At rare moments in scientific history, a new window on the universe opens up that changes everything. Today was quite possibly such a day. At a press conference on Monday morning at the Harvard-Smithsonian Center for Astrophysics, a team of scientists operating a sensitive microwave telescope at the South Pole announced the discovery of polarization distortions in the Cosmic Microwave Background Radiation, which is the observable afterglow of the Big Bang. The distortions appear to be due to the presence of gravitational waves, which would date back to almost the beginning of time.

This observation, made possible by the fact that gravitational waves can travel unimpeded through the universe, takes us to 10-35 seconds after the Big Bang. By comparison, the Cosmic Microwave Background—which, until today, was the earliest direct signal we had of the Big Bang—was created when the universe was already three hundred thousand years old.

If the discovery announced this morning holds up, it will allow us to peer back to the very beginning of time—a million billion billion billion billion billion times closer to the Big Bang than any previous direct observation—and will allow us to explore the fundamental forces of nature on a scale ten thousand billion times smaller than can be probed at the Large Hadron Collider, the world’s largest particle accelerator. Moreover, it will allow us to test some of the most ambitious theoretical speculations about the origin of our observed universe that have ever been made by humans—speculations that may first appear to verge on metaphysics. It might seem like an esoteric finding, so far removed from everyday life as to be of almost no interest. But, if confirmed, it will have increased our empirical window on the origins of the universe by a margin comparable to the amount it has grown in all of the rest of human history. Where this may lead, no one knows, but it should be cause for great excitement.
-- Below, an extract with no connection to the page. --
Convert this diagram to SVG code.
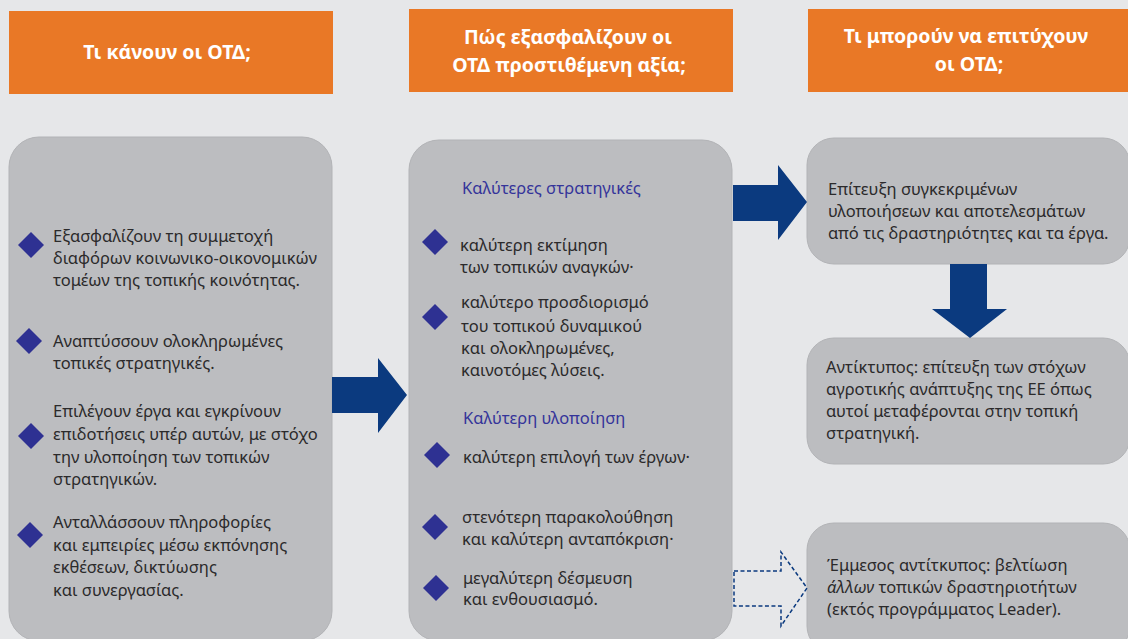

Even for someone who has been thinking about these possibilities for the past thirty-five years, the truth can sometimes seem stranger than fiction. In 1979, a young particle physicist named Alan Guth proposed what seemed like an outrageous possibility, which he called Inflation: that new physics, involving a large extrapolation from what could then be observed, might imply that the universe expanded in size by over thirty orders of magnitude in a tiny fraction of a second after the Big Bang, increasing in size by a greater amount in that instance than it has in the fourteen billion years since.